• Supplied entries:
>> Begin

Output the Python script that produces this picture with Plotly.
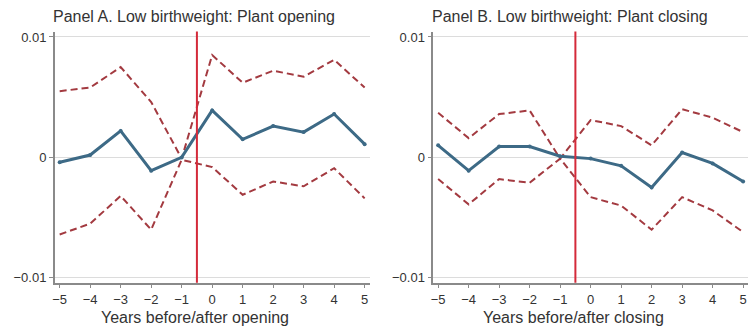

>> End
>> Begin

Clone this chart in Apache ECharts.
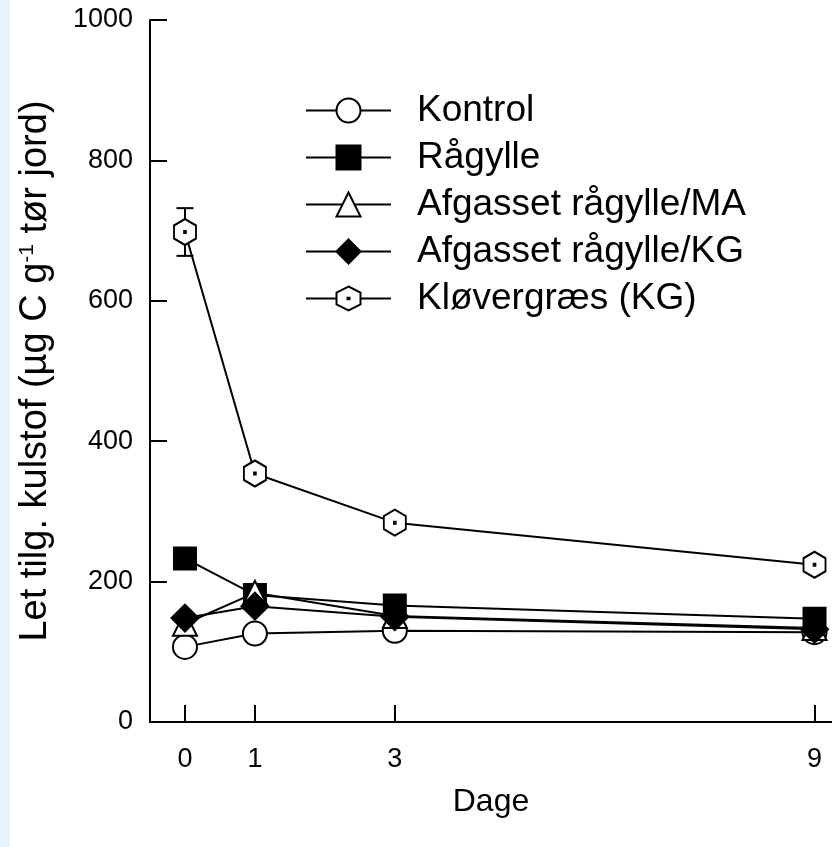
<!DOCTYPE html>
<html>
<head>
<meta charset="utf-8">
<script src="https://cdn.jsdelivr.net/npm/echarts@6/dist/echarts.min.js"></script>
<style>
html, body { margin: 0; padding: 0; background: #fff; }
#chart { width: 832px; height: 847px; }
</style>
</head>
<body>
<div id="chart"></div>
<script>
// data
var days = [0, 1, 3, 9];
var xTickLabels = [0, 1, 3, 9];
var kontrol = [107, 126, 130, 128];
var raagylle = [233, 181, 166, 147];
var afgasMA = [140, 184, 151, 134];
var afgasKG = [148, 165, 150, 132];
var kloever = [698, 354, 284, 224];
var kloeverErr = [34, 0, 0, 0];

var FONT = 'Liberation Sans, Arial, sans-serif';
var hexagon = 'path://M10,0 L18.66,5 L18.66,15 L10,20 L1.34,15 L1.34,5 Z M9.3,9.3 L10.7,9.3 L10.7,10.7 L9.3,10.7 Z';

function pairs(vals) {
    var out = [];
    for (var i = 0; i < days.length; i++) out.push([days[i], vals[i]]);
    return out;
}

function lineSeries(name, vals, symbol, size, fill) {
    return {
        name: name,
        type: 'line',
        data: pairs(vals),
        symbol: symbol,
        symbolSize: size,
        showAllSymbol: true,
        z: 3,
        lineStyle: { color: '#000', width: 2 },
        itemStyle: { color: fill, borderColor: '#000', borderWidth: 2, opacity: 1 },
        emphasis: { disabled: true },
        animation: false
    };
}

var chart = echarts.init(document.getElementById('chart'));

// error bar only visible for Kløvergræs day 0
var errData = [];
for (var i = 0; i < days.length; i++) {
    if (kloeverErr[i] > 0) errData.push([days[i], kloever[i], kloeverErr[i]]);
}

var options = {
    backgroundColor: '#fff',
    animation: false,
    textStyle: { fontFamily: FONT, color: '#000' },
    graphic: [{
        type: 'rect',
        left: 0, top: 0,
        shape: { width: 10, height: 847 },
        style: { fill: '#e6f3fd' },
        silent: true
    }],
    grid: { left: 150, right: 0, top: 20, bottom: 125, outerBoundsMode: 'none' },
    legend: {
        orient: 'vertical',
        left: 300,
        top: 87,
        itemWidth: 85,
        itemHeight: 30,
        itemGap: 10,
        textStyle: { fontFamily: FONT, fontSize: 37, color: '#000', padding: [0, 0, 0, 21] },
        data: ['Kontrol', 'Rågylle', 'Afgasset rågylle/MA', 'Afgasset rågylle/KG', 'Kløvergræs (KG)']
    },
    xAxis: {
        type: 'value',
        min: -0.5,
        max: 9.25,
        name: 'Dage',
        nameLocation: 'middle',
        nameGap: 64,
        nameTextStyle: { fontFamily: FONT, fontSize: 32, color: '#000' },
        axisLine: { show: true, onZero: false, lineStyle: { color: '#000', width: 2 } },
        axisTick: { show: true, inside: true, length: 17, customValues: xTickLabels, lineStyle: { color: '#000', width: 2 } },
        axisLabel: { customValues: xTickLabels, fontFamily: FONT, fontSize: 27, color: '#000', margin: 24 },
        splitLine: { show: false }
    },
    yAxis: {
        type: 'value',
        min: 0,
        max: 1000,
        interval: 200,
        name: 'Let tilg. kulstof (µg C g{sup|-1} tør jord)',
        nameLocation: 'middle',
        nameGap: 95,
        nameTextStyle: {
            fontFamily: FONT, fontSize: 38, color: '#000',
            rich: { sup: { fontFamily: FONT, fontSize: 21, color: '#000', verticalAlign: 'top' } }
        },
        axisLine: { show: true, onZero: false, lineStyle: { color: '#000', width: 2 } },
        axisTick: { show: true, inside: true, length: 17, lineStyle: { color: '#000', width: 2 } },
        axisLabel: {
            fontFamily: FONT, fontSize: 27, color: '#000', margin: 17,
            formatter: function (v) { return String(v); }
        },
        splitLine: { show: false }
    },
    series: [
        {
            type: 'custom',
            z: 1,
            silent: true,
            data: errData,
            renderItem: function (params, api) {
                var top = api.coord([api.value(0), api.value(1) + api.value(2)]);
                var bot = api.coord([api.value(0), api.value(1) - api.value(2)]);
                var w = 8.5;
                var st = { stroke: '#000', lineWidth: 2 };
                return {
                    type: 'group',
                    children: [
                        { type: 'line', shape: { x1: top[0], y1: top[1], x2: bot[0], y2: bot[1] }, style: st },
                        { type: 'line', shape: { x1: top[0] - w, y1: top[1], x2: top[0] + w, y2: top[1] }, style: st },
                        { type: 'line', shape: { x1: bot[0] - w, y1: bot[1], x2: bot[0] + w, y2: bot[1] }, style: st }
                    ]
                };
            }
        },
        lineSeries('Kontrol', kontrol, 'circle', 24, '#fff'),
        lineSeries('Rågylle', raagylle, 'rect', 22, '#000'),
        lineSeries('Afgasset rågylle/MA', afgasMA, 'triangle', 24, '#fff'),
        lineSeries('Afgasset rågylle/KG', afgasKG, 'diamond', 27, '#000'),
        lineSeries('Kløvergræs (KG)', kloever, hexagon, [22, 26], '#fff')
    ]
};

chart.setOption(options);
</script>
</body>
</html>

>> End
>> Begin

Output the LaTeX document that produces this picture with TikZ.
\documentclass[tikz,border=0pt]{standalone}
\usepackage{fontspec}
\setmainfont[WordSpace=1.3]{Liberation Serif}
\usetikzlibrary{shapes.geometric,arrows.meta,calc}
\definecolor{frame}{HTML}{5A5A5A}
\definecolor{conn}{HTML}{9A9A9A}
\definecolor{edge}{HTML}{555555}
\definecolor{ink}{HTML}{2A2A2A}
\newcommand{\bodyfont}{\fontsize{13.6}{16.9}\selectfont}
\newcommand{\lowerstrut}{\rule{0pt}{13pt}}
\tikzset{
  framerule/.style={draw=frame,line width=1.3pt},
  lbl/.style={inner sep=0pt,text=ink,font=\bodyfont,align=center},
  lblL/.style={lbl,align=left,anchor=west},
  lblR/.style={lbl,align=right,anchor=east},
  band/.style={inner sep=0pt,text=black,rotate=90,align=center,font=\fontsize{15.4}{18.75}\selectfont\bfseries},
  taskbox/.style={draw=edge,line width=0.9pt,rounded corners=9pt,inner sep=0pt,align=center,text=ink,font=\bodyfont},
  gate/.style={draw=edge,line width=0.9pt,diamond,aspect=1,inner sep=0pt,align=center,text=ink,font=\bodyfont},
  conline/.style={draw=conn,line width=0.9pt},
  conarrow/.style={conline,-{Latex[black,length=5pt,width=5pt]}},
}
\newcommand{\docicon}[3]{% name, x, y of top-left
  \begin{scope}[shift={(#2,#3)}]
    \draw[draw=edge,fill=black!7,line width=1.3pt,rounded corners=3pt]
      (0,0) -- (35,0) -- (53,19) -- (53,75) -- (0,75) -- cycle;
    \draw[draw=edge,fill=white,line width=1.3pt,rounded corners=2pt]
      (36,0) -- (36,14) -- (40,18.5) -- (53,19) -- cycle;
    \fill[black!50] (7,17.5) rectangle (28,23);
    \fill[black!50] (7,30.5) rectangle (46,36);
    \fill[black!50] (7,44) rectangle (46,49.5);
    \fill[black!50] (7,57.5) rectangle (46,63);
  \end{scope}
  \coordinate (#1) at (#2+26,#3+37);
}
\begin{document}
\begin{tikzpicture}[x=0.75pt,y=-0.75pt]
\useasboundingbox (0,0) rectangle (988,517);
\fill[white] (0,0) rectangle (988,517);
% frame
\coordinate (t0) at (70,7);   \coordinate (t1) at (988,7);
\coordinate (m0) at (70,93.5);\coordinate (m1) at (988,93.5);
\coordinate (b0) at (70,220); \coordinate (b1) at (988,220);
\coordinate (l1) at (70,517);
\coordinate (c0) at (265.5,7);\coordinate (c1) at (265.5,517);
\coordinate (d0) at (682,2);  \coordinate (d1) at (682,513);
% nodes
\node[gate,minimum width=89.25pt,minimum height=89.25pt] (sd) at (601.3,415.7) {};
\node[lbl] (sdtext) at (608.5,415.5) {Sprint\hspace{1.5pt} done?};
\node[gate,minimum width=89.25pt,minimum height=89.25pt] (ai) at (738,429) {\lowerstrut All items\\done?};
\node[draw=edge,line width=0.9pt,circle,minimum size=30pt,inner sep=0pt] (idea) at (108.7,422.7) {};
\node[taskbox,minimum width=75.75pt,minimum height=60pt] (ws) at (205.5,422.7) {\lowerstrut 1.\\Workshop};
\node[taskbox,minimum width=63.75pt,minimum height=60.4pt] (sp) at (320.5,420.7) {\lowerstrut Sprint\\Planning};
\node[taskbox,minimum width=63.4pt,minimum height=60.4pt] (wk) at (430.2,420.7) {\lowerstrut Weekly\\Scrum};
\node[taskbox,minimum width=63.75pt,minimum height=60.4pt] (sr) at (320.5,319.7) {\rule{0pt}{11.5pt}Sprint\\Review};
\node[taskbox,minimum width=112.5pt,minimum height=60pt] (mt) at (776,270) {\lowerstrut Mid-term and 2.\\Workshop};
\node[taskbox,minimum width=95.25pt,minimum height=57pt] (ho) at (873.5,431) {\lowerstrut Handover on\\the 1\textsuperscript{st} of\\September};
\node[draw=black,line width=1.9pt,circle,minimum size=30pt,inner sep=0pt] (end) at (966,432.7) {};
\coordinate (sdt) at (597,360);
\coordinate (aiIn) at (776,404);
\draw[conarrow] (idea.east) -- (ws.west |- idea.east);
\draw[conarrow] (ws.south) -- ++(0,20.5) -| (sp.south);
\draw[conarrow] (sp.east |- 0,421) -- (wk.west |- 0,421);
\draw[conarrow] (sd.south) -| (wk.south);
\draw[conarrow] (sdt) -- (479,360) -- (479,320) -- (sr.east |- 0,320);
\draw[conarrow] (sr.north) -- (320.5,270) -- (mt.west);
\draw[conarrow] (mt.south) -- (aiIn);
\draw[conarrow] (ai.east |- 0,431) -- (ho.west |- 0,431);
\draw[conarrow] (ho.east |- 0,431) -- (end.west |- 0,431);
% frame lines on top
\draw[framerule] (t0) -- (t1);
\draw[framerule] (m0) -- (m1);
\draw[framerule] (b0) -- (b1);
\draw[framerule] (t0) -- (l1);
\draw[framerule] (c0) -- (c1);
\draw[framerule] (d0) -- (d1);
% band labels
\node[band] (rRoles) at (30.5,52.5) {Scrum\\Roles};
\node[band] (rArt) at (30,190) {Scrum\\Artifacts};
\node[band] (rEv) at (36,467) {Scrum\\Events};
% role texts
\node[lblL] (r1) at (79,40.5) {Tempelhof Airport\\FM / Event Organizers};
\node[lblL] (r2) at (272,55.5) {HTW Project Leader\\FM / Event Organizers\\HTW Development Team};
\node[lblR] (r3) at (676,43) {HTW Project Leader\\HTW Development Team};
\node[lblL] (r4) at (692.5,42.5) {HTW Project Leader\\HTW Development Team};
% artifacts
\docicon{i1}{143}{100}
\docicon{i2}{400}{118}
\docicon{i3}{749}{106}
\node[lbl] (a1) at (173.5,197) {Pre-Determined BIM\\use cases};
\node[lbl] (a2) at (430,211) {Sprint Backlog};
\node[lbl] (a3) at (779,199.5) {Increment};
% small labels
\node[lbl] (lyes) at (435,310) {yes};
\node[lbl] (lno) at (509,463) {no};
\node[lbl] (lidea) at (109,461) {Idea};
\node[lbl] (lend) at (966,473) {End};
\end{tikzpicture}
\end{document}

>> End

• Requirement: What is the number of lines that contain "produces"? Reply with that number alone.

• Right answer: 2